In the sprawling landscape of Chinese retail, where e-commerce giants and discount chains fight a war of attrition, one regional player has achieved near-mythical status. Pang Dong Lai, a supermarket chain based in Henan province, is frequently lauded as a "retail utopia" for its legendary customer service and unusually high employee benefits. However, a recent social media storm has forced this provincial titan to defend its reputation against accusations of price gouging and internal coercion.

The controversy erupted when a prominent influencer criticized the retailer for selling high-end towels for 249 RMB ($34), questioning the markup and the company’s limited geographic footprint. In a detailed rebuttal issued on May 2, the company clarified that its pricing for "Uchino" brand products aligns strictly with industry standards.
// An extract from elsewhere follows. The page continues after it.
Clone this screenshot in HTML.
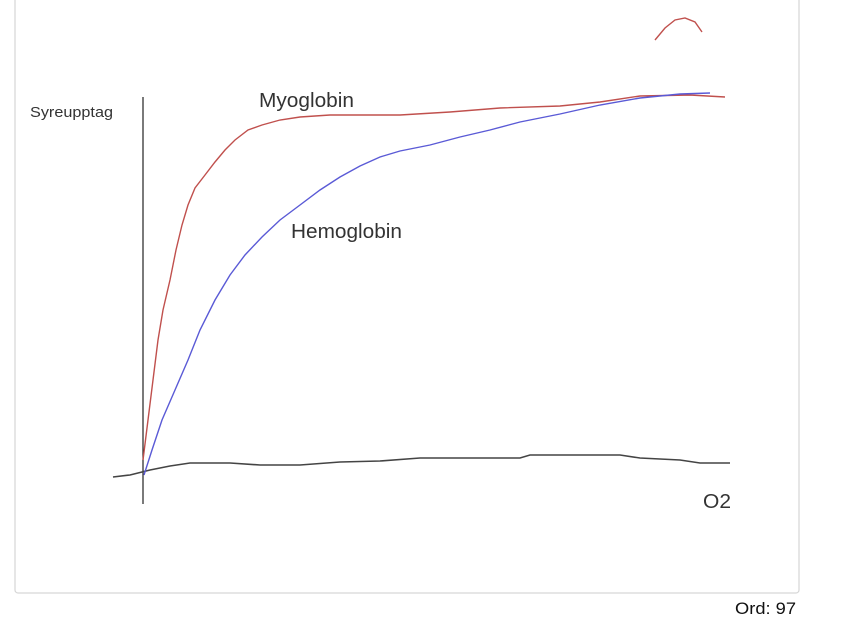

More importantly, the response shed light on the company's internal labor economics, revealing that veteran female employees at their Life Plaza location earn an average of 8,235 RMB per month—a figure that dwarfs the average wage in a third-tier city like Xuchang.

Pang Dong Lai’s refusal to expand beyond the cities of Xuchang and Xinxiang has long puzzled market analysts who equate success with scale. The company’s leadership maintains that their goal is not to build a commercial empire but to serve as a "business school" for the industry. By prioritizing quality of life for staff and service quality over rapid expansion, they have cultivated a fiercely loyal customer base that views the brand as a moral alternative to the perceived ruthlessness of modern capitalism.

Despite the accusations of forced employee purchases, the retailer’s transparent data release appears to have solidified its standing among its supporters. For an international audience, the Pang Dong Lai saga highlights a growing counter-narrative in China’s cooling economy: a pivot away from the "996" work culture and toward a more sustainable, localized model of stakeholder capitalism.